Of course, hysterical and violent online overreactions are nothing new, and while these are just a small percentage of the faceless nastiness, there was a good deal more considered, less unpleasant but equally unenthusiastic reaction.

During the bleak days of the early 1990s, when Doctor Who was a redundant joke at the BBC and the likelihood of the show ever being revived was as skimpy as one of Jo Grant’s miniskirts, several movie projects in the UK and the US were green-lit and then tossed asunder, the vast majority of them demonstrating a dismal lack of comprehension of what made the show so popular in its heyday.

Eventually, the 1996 TV film starring Paul McGann mercifully ended all likelihood of such tosh as The Dark Dimension, Last of the Time Lords (not that one) and whatever-that-one-about-fathers-and-brothers-was-called being made, but the worry amongst fans with memories that stretch beyond the days of Christopher Eccleston and Billie Piper is that any new Hollywood movie incarnation will be similarly derelict in understanding what makes Doctor Who so marvellous.

Worse, many feel, is the possibility that a cinema franchise – successful or otherwise – will negatively impact upon the television version, whether there is any connection between the two beyond the name and concept or not.

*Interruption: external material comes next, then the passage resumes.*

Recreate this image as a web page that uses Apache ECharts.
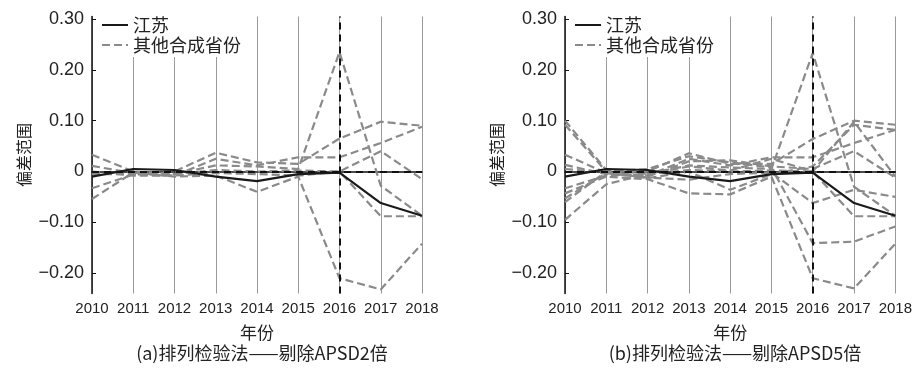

A triumphant box office smash might lead to the BBC series being rested, for example, at the behest of Hollywood moguls not wanting their brand diluted by anything as plebeian as a TV show. A dismal flop might leave viewers on both sides of the Atlantic disenfranchised from the parent programme, and ultimately lead to the show being axed all over again – perhaps forever.

Fortunately, not all the reaction has been negative – and nor should it be. Even for the naysayers, it has to be pointed out that Yates and Tranter – who oversaw the rebirth of the show during her time at the BBC – are only at the very beginning of a long and ongoing process which may not even lead to a film being released, let alone unleash a behemoth of a franchise trampling the telly version into the ground.

Yet if they do succeed in getting to the filmmaking stage, there’s a great deal to look forward to: vast wodges of cash being thrown at the series so they can film huge, galaxy-spanning adventures in foreign locations doubling for exotic alien worlds rather than quarries in South Wales; the cream of Hollywood A-listers filling the cast list; and Doctor Who finally achieving its deserved place at the top of the list of the greatest science-fiction/fantasy of all time, shoving Captain Kirk, Luke Skywalker and Harry Potter aside.

But that doesn’t mean abandoning the television series like a Christmas puppy. Despite the worries of many fans, there’s nothing to suggest that, if successful, the two can’t exist side-by-side in mutual and reciprocal harmony. Or even better, crossing over from one to the other: Steven Moffat’s imagination powering a Yates directed, Hollywood-budgeted epic, or a Kevin Spacey incarnation of the Doctor swapping the big-screen for an episode alongside Matt Smith filmed on the Gower peninsula.

Doctor Who reaches its fiftieth birthday in two years’ time. So does David Yates. Rather than pillorying the latter in favour of the former, it makes more sense to celebrate the wonderful possibilities than to bury them in a shower of anxious what-ifs.

Then, perhaps when these two great British icons turn sixty, we might have a television series and a movie franchise running simultaneously. Not even the Daleks could exterminate that.